KEIR RADNEDGE REPORTING: David Bernstein has come out in support of the Premier League over the 2022 World Cup and against the stance of Greg Dyke, his successor as chairman of the Football Association.

The finals were awarded to the Gulf state by world federation FIFA in December 2010. UEFA president Michel Platini, despite having voted for Qatar, then launched a campaign to switch the finals to the winter. The issue will be discussed in October by FIFA’s executive committee.

David Bernstein: different view of Qatar

Last week Dyke expressed himself in favour of a winter World Cup. This clashed with the position taken previously by Bernstein who had sided with the Premier League is opposing such a switch.

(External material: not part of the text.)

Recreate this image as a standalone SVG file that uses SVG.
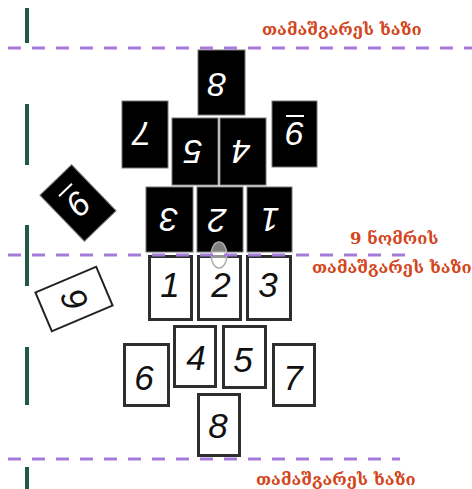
<svg xmlns="http://www.w3.org/2000/svg" width="472" height="489" viewBox="0 0 472 489">
<style>
.bt{fill:#000;stroke:#777;stroke-width:1}
.wt{fill:#fff;stroke:#2e2e2e;stroke-width:3}
.wd{font-family:"Liberation Sans",Arial,sans-serif;font-style:italic;font-size:35px;fill:#111;text-anchor:middle}
.bd{font-family:"Liberation Sans",Arial,sans-serif;font-style:italic;font-size:34px;fill:#fff;text-anchor:middle}
.geo{font-family:"DejaVu Serif","DejaVu Sans",serif;font-weight:bold;font-size:16.5px;fill:#d2461c}
.dash{stroke:#a67ad8;stroke-width:3;stroke-dasharray:13 11;fill:none}
.green{stroke:#1f5a47;stroke-width:4}
</style>
<rect width="472" height="489" fill="#fff"/>
<g id="sidelines">
<line class="green" x1="27" y1="8" x2="27" y2="43"/>
<line class="green" x1="27" y1="104" x2="27" y2="165"/>
<line class="green" x1="27" y1="225" x2="27" y2="286"/>
<line class="green" x1="27" y1="347" x2="27" y2="405"/>
<line class="green" x1="27" y1="467" x2="27" y2="489"/>
</g>
<g id="black-tiles">
<g id="b8"><rect class="bt" x="198" y="50" width="47" height="65"/><text class="bd" x="217" y="96.5" transform="rotate(180 217 84.5)">8</text></g>
<g id="b7"><rect class="bt" x="122" y="101" width="46" height="67"/><text class="bd" x="142" y="146" transform="rotate(180 142 134)">7</text></g>
<g id="b5"><rect class="bt" x="172" y="118" width="46" height="67"/><text class="bd" x="193" y="164" transform="rotate(180 193 152)">5</text></g>
<g id="b4"><rect class="bt" x="220" y="118" width="46" height="67"/><text class="bd" x="241" y="164" transform="rotate(180 241 152)">4</text></g>
<g id="b6"><rect class="bt" x="272" y="101" width="45" height="66"/><g transform="rotate(180 295 134)"><text class="bd" x="295" y="146">9</text><line x1="286" y1="152" x2="304" y2="152" stroke="#fff" stroke-width="2"/></g></g>
<g id="b3"><rect class="bt" x="146" y="187" width="47" height="65"/><text class="bd" x="169" y="232" transform="rotate(180 169 220)">3</text></g>
<g id="b2"><rect class="bt" x="197" y="187" width="46" height="65"/><text class="bd" x="217" y="233" transform="rotate(180 217 221)">2</text></g>
<g id="b1"><rect class="bt" x="247" y="187" width="45" height="65"/><text class="bd" x="270" y="232" transform="rotate(180 270 220)">1</text></g>
<g id="b9" transform="translate(78 203) rotate(136)"><rect class="bt" x="-22" y="-32" width="44" height="64"/><text class="bd" x="0" y="11">9</text><line x1="-9" y1="18" x2="9" y2="18" stroke="#fff" stroke-width="2"/></g>
</g>
<g id="white-tiles">
<g id="w1"><rect class="wt" x="149.5" y="256.5" width="42" height="63"/><text class="wd" x="170" y="297">1</text></g>
<g id="w2"><rect class="wt" x="198.5" y="256.5" width="42" height="63"/><text class="wd" x="221" y="297">2</text></g>
<g id="w3"><rect class="wt" x="247.5" y="256.5" width="43" height="63"/><text class="wd" x="268" y="297">3</text></g>
<g id="w4"><rect class="wt" x="174.5" y="326.5" width="41" height="60" stroke="#555" stroke-width="4"/><text class="wd" x="196" y="370">4</text></g>
<g id="w5"><rect class="wt" x="223.5" y="326.5" width="42" height="61" stroke="#555" stroke-width="4"/><text class="wd" x="243" y="372">5</text></g>
<g id="w6"><rect class="wt" x="124.5" y="344.5" width="44" height="61"/><text class="wd" x="144" y="390">6</text></g>
<g id="w7"><rect class="wt" x="273.5" y="344.5" width="41" height="61"/><text class="wd" x="293" y="390">7</text></g>
<g id="w8"><rect class="wt" x="198.5" y="394.5" width="41" height="61"/><text class="wd" x="218" y="438">8</text></g>
<g id="w9" transform="translate(74 299) rotate(-23)"><rect x="-33" y="-21" width="66" height="42" fill="#fff" stroke="#222" stroke-width="2"/><text class="wd" x="0" y="12" font-size="30" transform="rotate(90)">9</text></g>
</g>
<g id="ball"><ellipse cx="219" cy="255" rx="8" ry="13" fill="#fff" fill-opacity="0.5" stroke="#aaa" stroke-width="1.5"/></g>
<g id="connectors">
<line class="dash" x1="8" y1="48" x2="472" y2="48"/>
<line class="dash" x1="8" y1="255" x2="405" y2="255"/>
<line class="dash" x1="8" y1="459" x2="400" y2="459"/>
</g>
<g id="labels">
<text class="geo" x="262" y="35">თამაშგარეს ხაზი</text>
<text class="geo" x="350" y="244">9 ნომრის</text>
<text class="geo" x="312" y="273">თამაშგარეს ხაზი</text>
<text class="geo" x="256" y="485">თამაშგარეს ხაზი</text>
</g>
</svg>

Bernstein, interviewed on BBC Radio Five, insisted his views had not altered by the fuss over the issue.

While he acknowledged that “it was a strange award in the first place,” he said: “It’s a huge issue but my personal view is unchanged. The bid was a sunmmer bid and accepted as a summer bid. I don’t think it’s impossible though it may be undesirable.

“The issue with fans coming out of cool stadia into boiling heat is clearly an issue but the idea of arbitrarily changing from summer to winter smacks of a a false prospectus. Either it should be left where it is or there should be a rebidding; [moving to winter] seems fundamentally wrong.”

Bernstein thought that many leagues beyond western Europe would also be opposed to a switch from the World Cup’s traditional June/July slot.

He also dismissed the suggestion, floated by both Platini and British FIFA vice-president Jim Boyce, that such a switch would cause minimal disruption and only to one season in any case.

Bernstein said: “I believe a winter World Cup it will affect three seasons. It would be a very big thing to do but, fundamentally, to bid on one basis and then just change it afterwards cannot be right.”

The problem with the concept of rerunning the bidding is that the 2022 decision was taken simultaneously with that of 2018 (to Russia): hence FIFA would find in  legal minefield trying to unpick just half the process.